外付脳内そっ閉じメモ

脳内に澱のように溜ったものの単なる置き場デス。そっ閉じ必至。

メモⅤ

「生きる」以降を「生きる」こと

以上の千坂の主張には半分反対で半分賛成である。

「人間以降」においては、もはや人間的生は生(物)権力によって捕縛されて生を存続させられる〈生物学的生〉であることはできず、(まるで遠い惑星のような)「人間とは無縁となった地球」に放り出されて、そこで何とか棲息せざるを得なくなる〈地質学的生〉に変貌せざるを得なくなるのだから、まさに「生きる」ことが、すなわち文字通りに生存を確保することが、つまりサバイバルすることが喫緊の課題となるだろう*1。つまり「人間以降」においては、(人間とは無縁となった地球の上で何とか棲息する仕方を見つけて生存を確保するという意味で)「生きる」ことを真正面から問わざるを得なくなるのだ。

しかし、そうした地質学的な生はもはや人間的な生と言えるだろうか? 従来の人間性というものにこだわりのある者たちは、自分たちのうちの新たに開かれた地質学的な次元を受け入れていくためには、従来の人間性に相当したものを意識的に解体、滅却していくか、あるいはたとえその残滓や残骸でも構わないから、何とかして何らかの人間性らしきものを保持しようと努め始めるだろう。実はこの対照的な態度は、同じふるまいのことの両面に過ぎない。そのふるまいとは、非人間的なもの、あるいは超人間的なものを前にしたときに、人間としての自らの限界を意識しながら、そうしたものと人間との関係を何とか考えていくことである。それは一言で言えば、「思弁」というふるまいのことだ。「人間とは無縁となった地球」に放り出された「人間以降」の人間的生について考えることは、必然的に思弁的にならざるを得ないのだ。

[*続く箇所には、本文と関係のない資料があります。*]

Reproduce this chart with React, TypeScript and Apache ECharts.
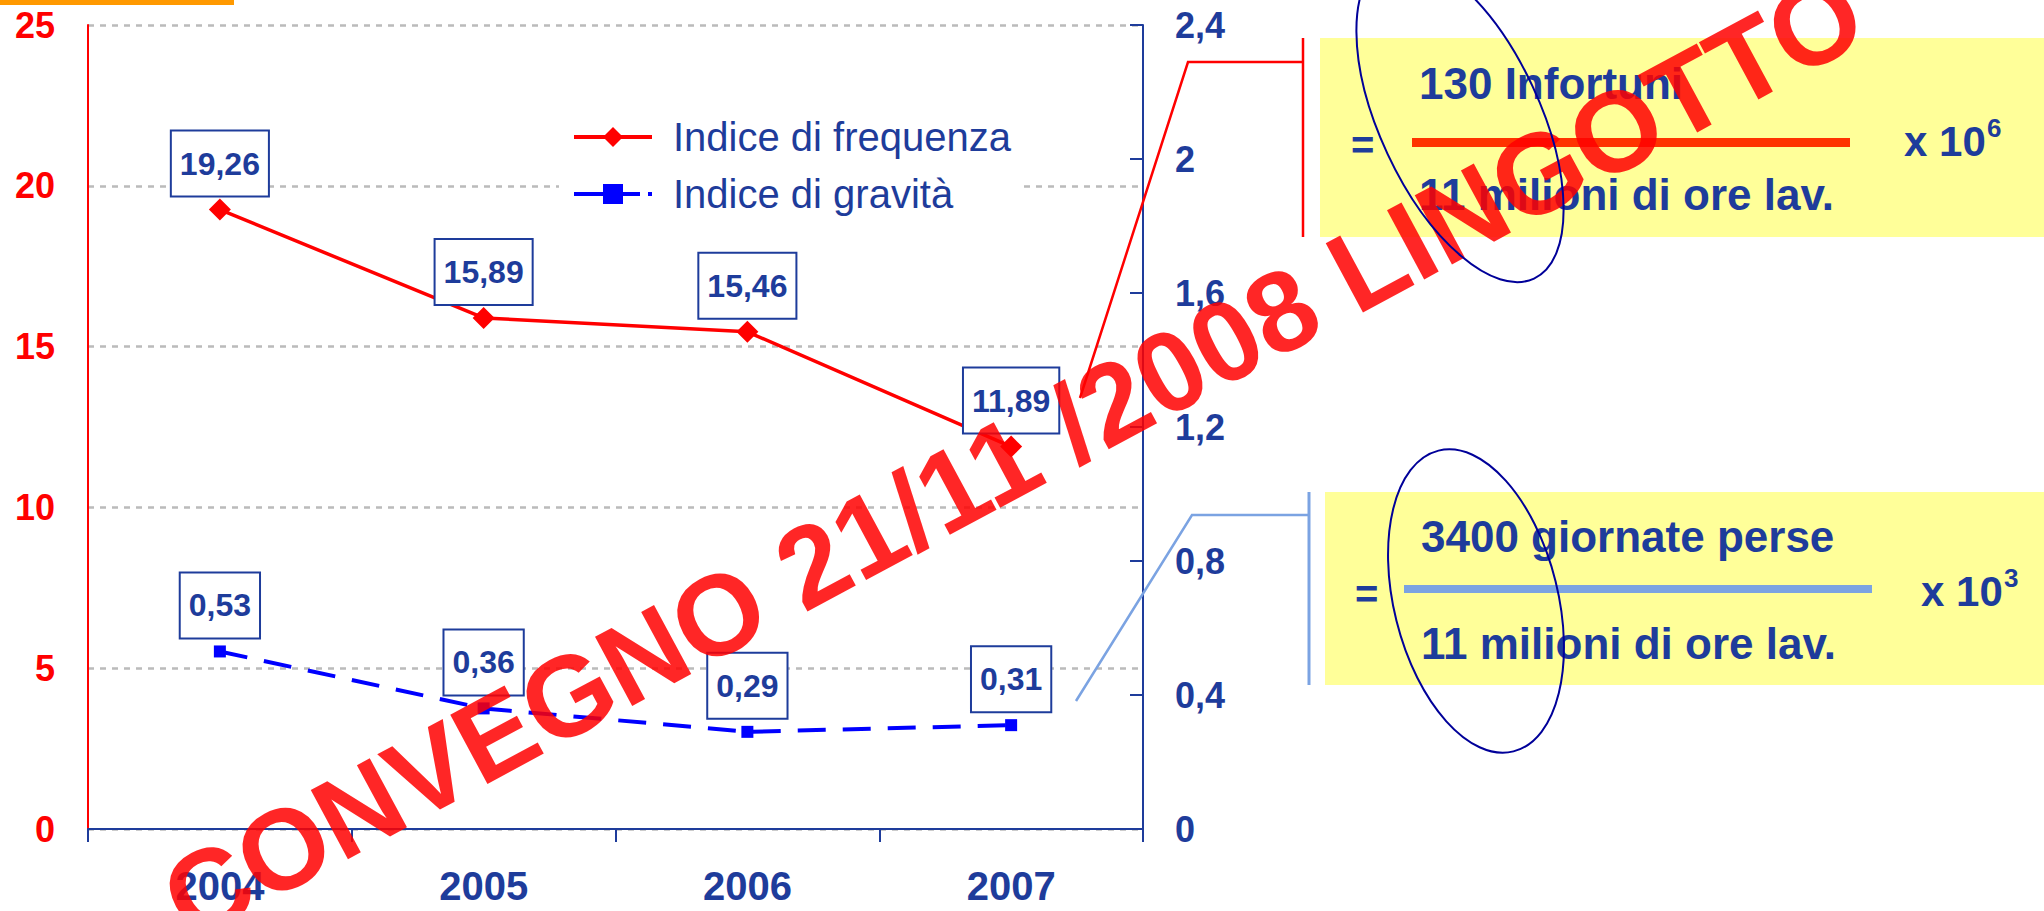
import React, { useEffect, useRef } from "react";
import * as echarts from "echarts";

const years = ["2004", "2005", "2006", "2007"];
const freqName = "Indice di frequenza";
const gravName = "Indice di gravità";
const freqValues = [19.26, 15.89, 15.46, 11.89];
const gravValues = [0.53, 0.36, 0.29, 0.31];
const leftTicks = { min: 0, max: 25, interval: 5 };
const rightTicks = { min: 0, max: 2.4, interval: 0.4 };
const formula1 = { num: "130 Infortuni", den: "11 milioni di ore lav.", exp: "6" };
const formula2 = { num: "3400 giornate perse", den: "11 milioni di ore lav.", exp: "3" };
const watermark = "CONVEGNO 21/11 /2008 LINGOTTO";

const BLUE = "#1E3C9B";
const FONT = "'Liberation Sans', Arial, sans-serif";

const fmt = (v: number) => v.toFixed(2).replace(".", ",");

export default function App() {
  const ref = useRef<HTMLDivElement>(null);
  useEffect(() => {
    if (!ref.current) return;
    const chart = echarts.init(ref.current, undefined, { renderer: "svg" });
    const label = (dist: number) => ({
      show: true,
      position: "top",
      distance: dist,
      formatter: (p: any) => fmt(p.value),
      color: BLUE,
      fontSize: 32,
      fontWeight: "bold",
      fontFamily: FONT,
      lineHeight: 32,
      backgroundColor: "#ffffff",
      borderColor: BLUE,
      borderWidth: 2,
      padding: [16, 8, 16, 8],
    });
    const txt = (text: string, x: number, y: number, size: number, extra: any = {}) => ({
      type: "text",
      x,
      y,
      z: 50,
      style: {
        text,
        fill: BLUE,
        fontSize: size,
        fontWeight: "bold",
        fontFamily: FONT,
        align: "left",
        verticalAlign: "middle",
        ...extra,
      },
    });
    chart.setOption({
      animation: false,
      backgroundColor: "#ffffff",
      grid: { left: 88, right: 901, top: 25, bottom: 82, containLabel: false },
      legend: {
        orient: "vertical",
        left: 559,
        top: 107,
        padding: [10, 9, 10, 13],
        itemGap: 17,
        itemWidth: 78,
        itemHeight: 25,
        backgroundColor: "#ffffff",
        data: [
          { name: freqName, lineStyle: { width: 4 } },
          { name: gravName, lineStyle: { width: 4, type: [29, 8] } },
        ],
        textStyle: {
          color: BLUE,
          fontSize: 40,
          fontFamily: FONT,
          lineHeight: 40,
          padding: [0, 0, 0, 16],
        },
      },
      xAxis: {
        type: "category",
        data: years,
        boundaryGap: true,
        axisLine: { lineStyle: { color: BLUE, width: 2 } },
        axisTick: { show: true, length: 13, lineStyle: { color: BLUE, width: 2 } },
        axisLabel: {
          color: BLUE,
          fontSize: 40,
          fontWeight: "bold",
          fontFamily: FONT,
          lineHeight: 32,
          margin: 41,
        },
        splitLine: { show: false },
      },
      yAxis: [
        {
          type: "value",
          position: "left",
          min: leftTicks.min,
          max: leftTicks.max,
          interval: leftTicks.interval,
          axisLine: { show: true, lineStyle: { color: "#FF0000", width: 2 } },
          axisTick: { show: false },
          axisLabel: { color: "#FF0000", fontSize: 36, fontWeight: "bold", fontFamily: FONT, margin: 33 },
          splitLine: { show: true, lineStyle: { color: "#BBBBBB", width: 2.5, type: [6, 6] } },
        },
        {
          type: "value",
          position: "right",
          min: rightTicks.min,
          max: rightTicks.max,
          interval: rightTicks.interval,
          axisLine: { show: true, lineStyle: { color: BLUE, width: 2 } },
          axisTick: { show: true, inside: true, length: 13, lineStyle: { color: BLUE, width: 2 } },
          axisLabel: {
            color: BLUE,
            fontSize: 36,
            fontWeight: "bold",
            fontFamily: FONT,
            margin: 32,
            formatter: (v: number) => String(+v.toFixed(1)).replace(".", ","),
          },
          splitLine: { show: false },
        },
      ],
      series: [
        {
          name: freqName,
          type: "line",
          yAxisIndex: 0,
          data: freqValues,
          symbol: "diamond",
          symbolSize: 22,
          itemStyle: { color: "#FF0000" },
          lineStyle: { color: "#FF0000", width: 3.5 },
          label: label(3),
          z: 3,
        },
        {
          name: gravName,
          type: "line",
          yAxisIndex: 1,
          data: gravValues,
          symbol: "rect",
          symbolSize: 12,
          itemStyle: { color: "#0000FF" },
          lineStyle: { color: "#0000FF", width: 4, type: [28, 17] },
          label: label(8),
          z: 3,
        },
      ],
      graphic: [
        { type: "rect", shape: { x: 0, y: 0, width: 234, height: 5 }, style: { fill: "#FF9900" }, z: 50 },
        // formula 1
        { type: "rect", shape: { x: 1320, y: 38, width: 724, height: 199 }, style: { fill: "#FFFF99" }, z: 40 },
        { type: "line", shape: { x1: 1303, y1: 38, x2: 1303, y2: 237 }, style: { stroke: "#FF0000", lineWidth: 2.5 }, z: 50 },
        {
          type: "polyline",
          shape: { points: [[1080, 398], [1188, 62], [1303, 62]] },
          style: { stroke: "#FF0000", lineWidth: 2.5, fill: "none" },
          z: 50,
        },
        txt("=", 1351, 145, 40),
        txt(formula1.num, 1419, 83, 44),
        { type: "rect", shape: { x: 1412, y: 138, width: 438, height: 9 }, style: { fill: "#FF3300" }, z: 50 },
        txt(formula1.den, 1419, 194, 44),
        txt("x 10", 1904, 141, 42),
        txt(formula1.exp, 1987, 128, 26),
        // formula 2
        { type: "rect", shape: { x: 1325, y: 492, width: 719, height: 193 }, style: { fill: "#FFFF99" }, z: 40 },
        { type: "line", shape: { x1: 1309, y1: 492, x2: 1309, y2: 685 }, style: { stroke: "#7BA3E2", lineWidth: 3 }, z: 50 },
        {
          type: "polyline",
          shape: { points: [[1076, 701], [1192, 515], [1309, 515]] },
          style: { stroke: "#7BA3E2", lineWidth: 2.5, fill: "none" },
          z: 50,
        },
        txt("=", 1355, 594, 40),
        txt(formula2.num, 1421, 536, 44),
        { type: "rect", shape: { x: 1404, y: 585, width: 468, height: 8 }, style: { fill: "#7BA3E2" }, z: 50 },
        txt(formula2.den, 1421, 643, 44),
        txt("x 10", 1921, 591, 42),
        txt(formula2.exp, 2004, 578, 26),
        // watermark
        {
          type: "text",
          x: 1013,
          y: 456,
          rotation: (28.3 * Math.PI) / 180,
          z: 100,
          style: {
            text: watermark,
            fill: "rgba(255,0,0,0.85)",
            fontSize: 114,
            fontWeight: "bold",
            fontFamily: FONT,
            align: "center",
            verticalAlign: "middle",
          },
        },
        // ellipses
        {
          type: "group",
          x: 1460,
          y: 120,
          rotation: (25 * Math.PI) / 180,
          z: 110,
          children: [
            {
              type: "ellipse",
              shape: { cx: 0, cy: 0, rx: 80, ry: 175 },
              style: { stroke: "#000099", lineWidth: 2, fill: "none" },
              z: 110,
            },
          ],
        },
        {
          type: "group",
          x: 1476,
          y: 601,
          rotation: (14 * Math.PI) / 180,
          z: 110,
          children: [
            {
              type: "ellipse",
              shape: { cx: 0, cy: 0, rx: 82, ry: 155 },
              style: { stroke: "#000099", lineWidth: 2, fill: "none" },
              z: 110,
            },
          ],
        },
      ],
    });
    return () => chart.dispose();
  }, []);
  return (
    <div
      ref={ref}
      style={{ position: "absolute", left: 0, top: 0, width: 2044, height: 911 }}
    />
  );
}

そしてその思弁性の端的な特徴が、千坂の言う「『生きる』以降」について考えていくということである。「人間とは無縁となった地球」にとっては人間的生など存在しても存在しなくてもどちらでも構わないものに過ぎないのだから、その事実に対応するために(地質学的存在と化した)人間の側も、存在しても存在しなくても、あるいは生きていようが死んでいようがどちらでも構わない(「任意性」という)境地を模索し、実現していく必要が出てくる。そうした努力こそが、千坂の言う「『生きる』以降」を問うということの内実を形成することになるのではないか。

以上確認したような地質学性と思弁性とは、さしあたりは分離したままであり、両者の関係は不分明なままだ。それでは両者の関係はどのように解明していけばよいのだろうか?――その仕方はまだよくわからないが、たとえば、ドゥルーズガタリ千のプラトー』を、地質学性と思弁性との間の絡み合いを記述したものとして改めて読み直していくことなどもできるかもしれない。

いずれにせよ「人新世」というものが新たに問題になるようになった時代では、かろうじて何とか生き続ける、生き残るということが喫緊の課題となり、しかもこの課題を果たすためには、その存在において自己の存在そのものが常に最大の関心事となるというような、従来の人間の基本的で存在論的な条件を一から再検討せざるを得なくなるのは確かなことだと思う。

*1:そこでは既存のシステムの「持続可能性」(サステナビリティ)よりも、生物種としてのギリギリの「居住=存続可能性」(ハビタビリティ)の方が優先されることになるはずだ。